• GOAL OF THE EXERCISE
Skip the pictures. Transcribe the rest of the data below without changing a word.

────────

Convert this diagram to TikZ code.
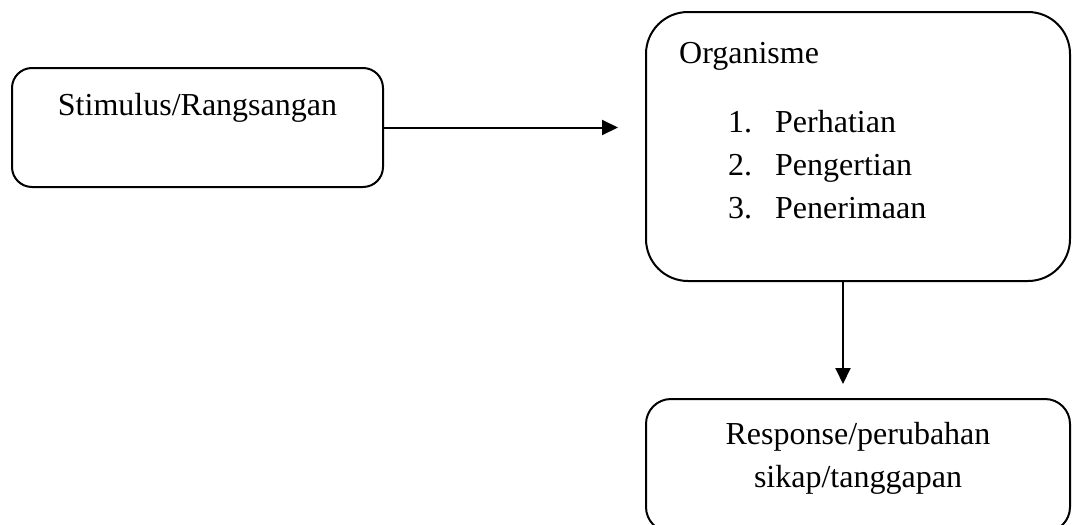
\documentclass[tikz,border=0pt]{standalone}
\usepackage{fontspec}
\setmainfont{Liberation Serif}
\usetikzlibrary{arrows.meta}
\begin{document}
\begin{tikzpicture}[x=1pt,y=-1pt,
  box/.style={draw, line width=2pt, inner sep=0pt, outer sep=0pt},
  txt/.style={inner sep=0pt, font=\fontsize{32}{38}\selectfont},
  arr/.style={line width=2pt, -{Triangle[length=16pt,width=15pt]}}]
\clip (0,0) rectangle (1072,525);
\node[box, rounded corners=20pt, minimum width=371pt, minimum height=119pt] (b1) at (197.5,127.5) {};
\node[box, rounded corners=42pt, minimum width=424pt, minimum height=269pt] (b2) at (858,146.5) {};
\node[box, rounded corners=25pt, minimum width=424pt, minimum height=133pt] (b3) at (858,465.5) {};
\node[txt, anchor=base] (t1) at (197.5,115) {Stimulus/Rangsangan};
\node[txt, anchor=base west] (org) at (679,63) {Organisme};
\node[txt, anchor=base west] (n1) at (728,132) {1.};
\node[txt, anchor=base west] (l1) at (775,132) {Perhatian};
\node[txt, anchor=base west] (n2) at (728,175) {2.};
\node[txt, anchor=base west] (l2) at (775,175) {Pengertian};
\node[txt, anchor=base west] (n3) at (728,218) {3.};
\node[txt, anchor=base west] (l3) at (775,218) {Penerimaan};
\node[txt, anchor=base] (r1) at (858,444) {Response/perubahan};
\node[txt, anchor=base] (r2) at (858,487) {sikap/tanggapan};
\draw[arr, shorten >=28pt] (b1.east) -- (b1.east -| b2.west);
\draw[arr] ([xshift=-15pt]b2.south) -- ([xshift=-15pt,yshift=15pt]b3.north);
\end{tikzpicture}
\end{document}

────────

• SOLVED EXERCISE
Convert this diagram to TikZ code.
\documentclass[tikz,border=0pt]{standalone}
\usepackage{fontspec}
\setmainfont{Liberation Serif}
\usetikzlibrary{arrows.meta}
\begin{document}
\begin{tikzpicture}[x=1pt,y=-1pt,
  box/.style={draw, line width=2pt, inner sep=0pt, outer sep=0pt},
  txt/.style={inner sep=0pt, font=\fontsize{32}{38}\selectfont},
  arr/.style={line width=2pt, -{Triangle[length=16pt,width=15pt]}}]
\clip (0,0) rectangle (1072,525);
\node[box, rounded corners=20pt, minimum width=371pt, minimum height=119pt] (b1) at (197.5,127.5) {};
\node[box, rounded corners=42pt, minimum width=424pt, minimum height=269pt] (b2) at (858,146.5) {};
\node[box, rounded corners=25pt, minimum width=424pt, minimum height=133pt] (b3) at (858,465.5) {};
\node[txt, anchor=base] (t1) at (197.5,115) {Stimulus/Rangsangan};
\node[txt, anchor=base west] (org) at (679,63) {Organisme};
\node[txt, anchor=base west] (n1) at (728,132) {1.};
\node[txt, anchor=base west] (l1) at (775,132) {Perhatian};
\node[txt, anchor=base west] (n2) at (728,175) {2.};
\node[txt, anchor=base west] (l2) at (775,175) {Pengertian};
\node[txt, anchor=base west] (n3) at (728,218) {3.};
\node[txt, anchor=base west] (l3) at (775,218) {Penerimaan};
\node[txt, anchor=base] (r1) at (858,444) {Response/perubahan};
\node[txt, anchor=base] (r2) at (858,487) {sikap/tanggapan};
\draw[arr, shorten >=28pt] (b1.east) -- (b1.east -| b2.west);
\draw[arr] ([xshift=-15pt]b2.south) -- ([xshift=-15pt,yshift=15pt]b3.north);
\end{tikzpicture}
\end{document}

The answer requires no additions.